(REQUEST)
Retype, exactly as written, every line from the one containing "Convert this chart" down to the one containing "const pts = (xs: number[], ys: number[])", including both, and nothing else.

══ DATA PROVIDED ══

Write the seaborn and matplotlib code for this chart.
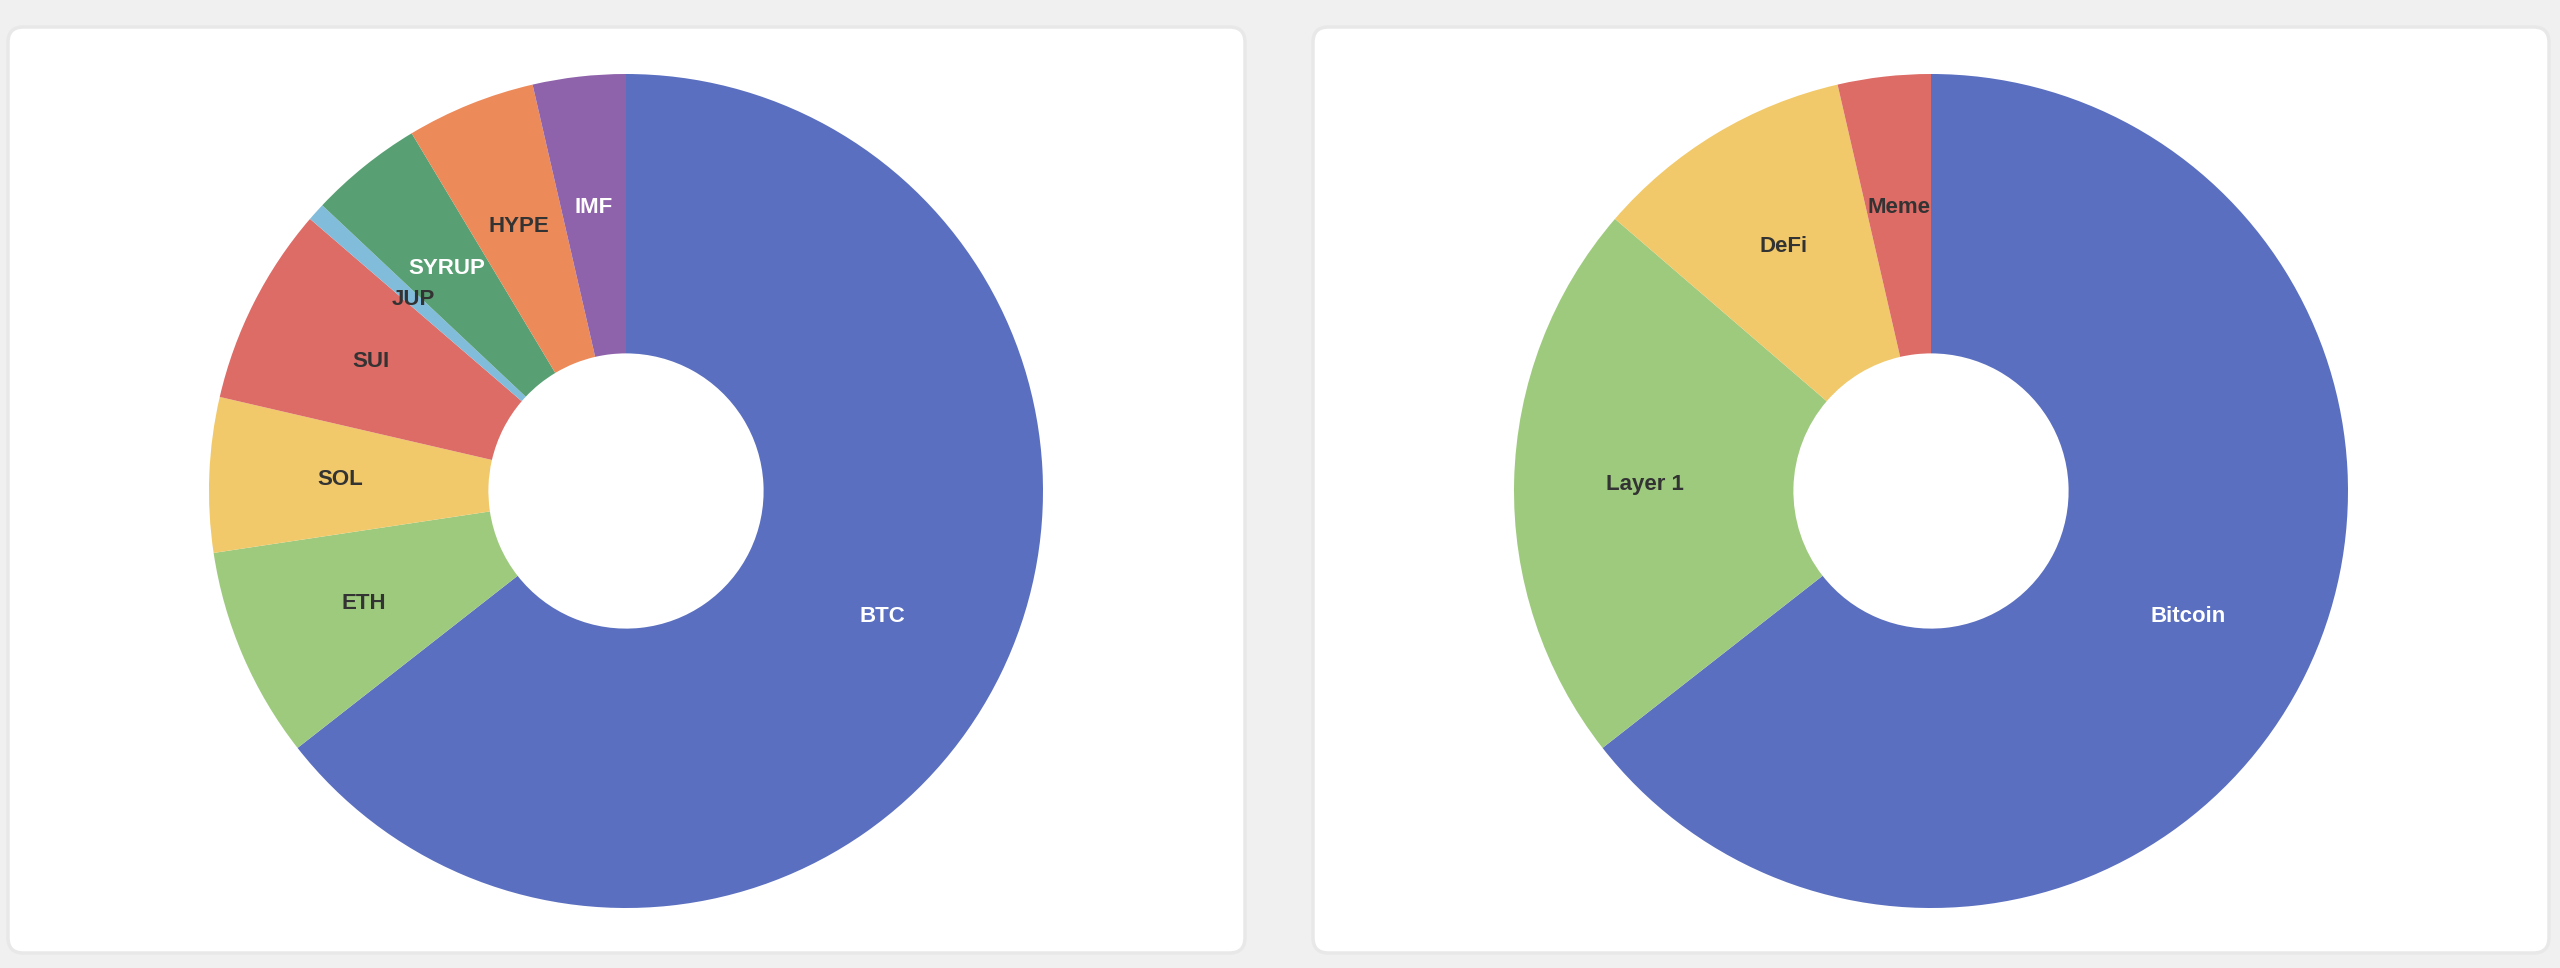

═══
══ DATA PROVIDED ══

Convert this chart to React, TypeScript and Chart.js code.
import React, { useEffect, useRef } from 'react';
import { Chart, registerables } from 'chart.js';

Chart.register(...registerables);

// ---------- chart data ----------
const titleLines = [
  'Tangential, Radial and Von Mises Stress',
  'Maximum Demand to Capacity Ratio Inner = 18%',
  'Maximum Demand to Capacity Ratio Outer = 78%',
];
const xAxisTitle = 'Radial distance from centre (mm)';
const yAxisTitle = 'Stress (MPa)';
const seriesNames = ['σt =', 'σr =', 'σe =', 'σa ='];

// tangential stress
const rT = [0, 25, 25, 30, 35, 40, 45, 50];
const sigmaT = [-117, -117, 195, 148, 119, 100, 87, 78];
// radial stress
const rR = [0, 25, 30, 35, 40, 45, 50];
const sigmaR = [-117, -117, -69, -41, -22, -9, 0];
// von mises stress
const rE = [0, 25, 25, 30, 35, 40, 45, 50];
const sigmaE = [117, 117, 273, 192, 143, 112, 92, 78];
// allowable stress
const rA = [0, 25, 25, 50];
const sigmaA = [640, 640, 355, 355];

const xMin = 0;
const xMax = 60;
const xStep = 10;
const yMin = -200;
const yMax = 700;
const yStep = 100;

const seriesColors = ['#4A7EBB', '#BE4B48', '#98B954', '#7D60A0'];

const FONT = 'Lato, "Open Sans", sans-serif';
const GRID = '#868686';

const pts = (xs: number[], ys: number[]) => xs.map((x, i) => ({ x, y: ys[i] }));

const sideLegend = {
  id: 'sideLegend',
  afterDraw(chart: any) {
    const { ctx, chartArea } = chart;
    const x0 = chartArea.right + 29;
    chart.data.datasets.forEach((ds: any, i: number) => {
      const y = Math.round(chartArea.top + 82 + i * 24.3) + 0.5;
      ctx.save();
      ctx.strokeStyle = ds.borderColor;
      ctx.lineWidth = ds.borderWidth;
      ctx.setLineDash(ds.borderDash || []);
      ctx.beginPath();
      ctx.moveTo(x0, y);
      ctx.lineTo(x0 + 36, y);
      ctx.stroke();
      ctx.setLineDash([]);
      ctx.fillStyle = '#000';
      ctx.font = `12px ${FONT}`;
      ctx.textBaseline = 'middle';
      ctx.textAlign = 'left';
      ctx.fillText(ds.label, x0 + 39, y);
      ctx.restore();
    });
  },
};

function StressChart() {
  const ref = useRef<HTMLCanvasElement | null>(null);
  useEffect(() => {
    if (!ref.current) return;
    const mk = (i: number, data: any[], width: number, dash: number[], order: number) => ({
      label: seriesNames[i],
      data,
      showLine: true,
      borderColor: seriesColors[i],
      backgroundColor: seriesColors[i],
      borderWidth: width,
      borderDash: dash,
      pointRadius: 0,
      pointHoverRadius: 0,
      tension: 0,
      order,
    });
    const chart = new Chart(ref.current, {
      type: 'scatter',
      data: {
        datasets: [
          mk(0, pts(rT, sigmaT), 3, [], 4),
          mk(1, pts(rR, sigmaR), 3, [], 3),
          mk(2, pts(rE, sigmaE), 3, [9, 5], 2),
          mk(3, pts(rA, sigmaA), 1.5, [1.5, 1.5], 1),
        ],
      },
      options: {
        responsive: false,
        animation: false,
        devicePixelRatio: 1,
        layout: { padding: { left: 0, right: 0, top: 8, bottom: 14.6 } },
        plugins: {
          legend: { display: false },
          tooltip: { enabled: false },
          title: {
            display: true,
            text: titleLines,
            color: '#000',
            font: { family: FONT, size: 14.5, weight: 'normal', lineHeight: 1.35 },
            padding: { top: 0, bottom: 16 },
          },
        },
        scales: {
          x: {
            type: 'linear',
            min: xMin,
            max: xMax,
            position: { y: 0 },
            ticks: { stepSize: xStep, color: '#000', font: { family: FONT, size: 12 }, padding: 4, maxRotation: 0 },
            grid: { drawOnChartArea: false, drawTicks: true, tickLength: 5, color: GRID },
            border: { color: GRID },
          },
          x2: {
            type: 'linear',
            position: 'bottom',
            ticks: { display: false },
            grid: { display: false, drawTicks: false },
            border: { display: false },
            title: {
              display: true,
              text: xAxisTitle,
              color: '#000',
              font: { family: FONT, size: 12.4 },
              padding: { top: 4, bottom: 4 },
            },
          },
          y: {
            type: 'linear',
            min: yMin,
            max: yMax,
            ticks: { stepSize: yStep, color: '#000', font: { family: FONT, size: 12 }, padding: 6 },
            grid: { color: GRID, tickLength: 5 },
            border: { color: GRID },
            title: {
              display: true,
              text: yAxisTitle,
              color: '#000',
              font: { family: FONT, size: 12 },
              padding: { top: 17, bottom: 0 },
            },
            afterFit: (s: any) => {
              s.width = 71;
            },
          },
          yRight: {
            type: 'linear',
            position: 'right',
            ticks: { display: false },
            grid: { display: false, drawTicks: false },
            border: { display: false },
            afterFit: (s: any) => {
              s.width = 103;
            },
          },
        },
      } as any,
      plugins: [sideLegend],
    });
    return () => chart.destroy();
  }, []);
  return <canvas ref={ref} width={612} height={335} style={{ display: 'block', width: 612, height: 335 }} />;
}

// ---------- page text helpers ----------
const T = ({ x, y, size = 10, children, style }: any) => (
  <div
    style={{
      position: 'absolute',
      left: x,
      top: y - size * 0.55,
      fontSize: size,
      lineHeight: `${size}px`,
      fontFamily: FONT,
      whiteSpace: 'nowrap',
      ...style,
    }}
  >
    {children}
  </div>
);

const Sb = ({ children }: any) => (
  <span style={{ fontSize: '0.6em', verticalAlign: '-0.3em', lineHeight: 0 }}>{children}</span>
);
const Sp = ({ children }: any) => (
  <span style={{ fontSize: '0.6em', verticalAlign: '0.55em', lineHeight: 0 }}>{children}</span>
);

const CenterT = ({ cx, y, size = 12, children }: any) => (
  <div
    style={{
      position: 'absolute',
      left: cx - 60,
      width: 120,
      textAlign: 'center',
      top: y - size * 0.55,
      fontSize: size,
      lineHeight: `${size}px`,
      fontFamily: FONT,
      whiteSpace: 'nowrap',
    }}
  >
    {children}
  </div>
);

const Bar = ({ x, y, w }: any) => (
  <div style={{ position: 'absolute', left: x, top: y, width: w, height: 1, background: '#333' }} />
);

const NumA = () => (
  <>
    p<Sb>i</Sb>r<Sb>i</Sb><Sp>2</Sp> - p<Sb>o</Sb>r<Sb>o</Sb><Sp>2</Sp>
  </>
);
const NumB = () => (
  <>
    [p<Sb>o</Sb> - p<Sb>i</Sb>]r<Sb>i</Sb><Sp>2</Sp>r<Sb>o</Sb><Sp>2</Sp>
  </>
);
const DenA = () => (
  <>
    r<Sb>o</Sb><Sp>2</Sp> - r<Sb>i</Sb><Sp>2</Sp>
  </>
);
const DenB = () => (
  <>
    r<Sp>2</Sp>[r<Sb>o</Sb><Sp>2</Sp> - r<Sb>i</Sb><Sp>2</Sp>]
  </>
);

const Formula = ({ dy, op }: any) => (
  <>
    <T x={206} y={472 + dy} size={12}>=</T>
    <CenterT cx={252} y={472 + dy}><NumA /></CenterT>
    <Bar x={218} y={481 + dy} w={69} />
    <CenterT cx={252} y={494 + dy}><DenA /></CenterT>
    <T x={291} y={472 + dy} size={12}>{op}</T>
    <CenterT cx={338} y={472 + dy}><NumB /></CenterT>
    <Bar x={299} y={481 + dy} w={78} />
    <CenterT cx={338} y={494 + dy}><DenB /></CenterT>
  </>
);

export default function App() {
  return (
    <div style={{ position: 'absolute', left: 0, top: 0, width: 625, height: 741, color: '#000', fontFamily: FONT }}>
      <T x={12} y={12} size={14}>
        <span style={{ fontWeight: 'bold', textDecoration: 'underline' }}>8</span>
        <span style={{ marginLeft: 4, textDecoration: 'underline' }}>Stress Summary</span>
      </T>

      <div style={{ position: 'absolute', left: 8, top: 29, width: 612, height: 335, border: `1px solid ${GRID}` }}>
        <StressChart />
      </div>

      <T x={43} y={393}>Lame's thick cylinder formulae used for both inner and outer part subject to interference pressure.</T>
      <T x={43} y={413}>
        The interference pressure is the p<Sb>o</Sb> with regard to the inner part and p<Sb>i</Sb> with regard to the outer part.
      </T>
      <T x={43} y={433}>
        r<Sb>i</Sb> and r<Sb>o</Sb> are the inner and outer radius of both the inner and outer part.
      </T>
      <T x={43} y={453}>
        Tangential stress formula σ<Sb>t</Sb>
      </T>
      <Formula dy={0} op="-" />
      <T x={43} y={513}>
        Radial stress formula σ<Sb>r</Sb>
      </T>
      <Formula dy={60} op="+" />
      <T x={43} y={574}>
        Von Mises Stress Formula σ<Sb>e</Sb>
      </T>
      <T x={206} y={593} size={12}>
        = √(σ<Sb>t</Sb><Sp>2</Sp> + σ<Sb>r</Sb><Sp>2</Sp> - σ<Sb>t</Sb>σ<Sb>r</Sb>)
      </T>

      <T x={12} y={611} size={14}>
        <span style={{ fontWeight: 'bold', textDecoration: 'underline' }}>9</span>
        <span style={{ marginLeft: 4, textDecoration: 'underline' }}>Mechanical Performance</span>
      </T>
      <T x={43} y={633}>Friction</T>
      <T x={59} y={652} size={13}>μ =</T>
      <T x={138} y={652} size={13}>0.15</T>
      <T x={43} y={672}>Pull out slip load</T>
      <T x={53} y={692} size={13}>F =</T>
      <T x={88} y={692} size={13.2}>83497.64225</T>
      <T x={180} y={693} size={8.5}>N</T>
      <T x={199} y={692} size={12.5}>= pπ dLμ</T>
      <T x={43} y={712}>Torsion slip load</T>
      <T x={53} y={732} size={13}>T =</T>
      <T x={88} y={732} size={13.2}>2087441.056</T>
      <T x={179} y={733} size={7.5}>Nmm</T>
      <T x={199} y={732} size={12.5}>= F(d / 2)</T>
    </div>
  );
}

═══

(FULL ANSWER)
Convert this chart to React, TypeScript and Chart.js code.
import React, { useEffect, useRef } from 'react';
import { Chart, registerables } from 'chart.js';

Chart.register(...registerables);

// ---------- chart data ----------
const titleLines = [
  'Tangential, Radial and Von Mises Stress',
  'Maximum Demand to Capacity Ratio Inner = 18%',
  'Maximum Demand to Capacity Ratio Outer = 78%',
];
const xAxisTitle = 'Radial distance from centre (mm)';
const yAxisTitle = 'Stress (MPa)';
const seriesNames = ['σt =', 'σr =', 'σe =', 'σa ='];

// tangential stress
const rT = [0, 25, 25, 30, 35, 40, 45, 50];
const sigmaT = [-117, -117, 195, 148, 119, 100, 87, 78];
// radial stress
const rR = [0, 25, 30, 35, 40, 45, 50];
const sigmaR = [-117, -117, -69, -41, -22, -9, 0];
// von mises stress
const rE = [0, 25, 25, 30, 35, 40, 45, 50];
const sigmaE = [117, 117, 273, 192, 143, 112, 92, 78];
// allowable stress
const rA = [0, 25, 25, 50];
const sigmaA = [640, 640, 355, 355];

const xMin = 0;
const xMax = 60;
const xStep = 10;
const yMin = -200;
const yMax = 700;
const yStep = 100;

const seriesColors = ['#4A7EBB', '#BE4B48', '#98B954', '#7D60A0'];

const FONT = 'Lato, "Open Sans", sans-serif';
const GRID = '#868686';

const pts = (xs: number[], ys: number[]) => xs.map((x, i) => ({ x, y: ys[i] }));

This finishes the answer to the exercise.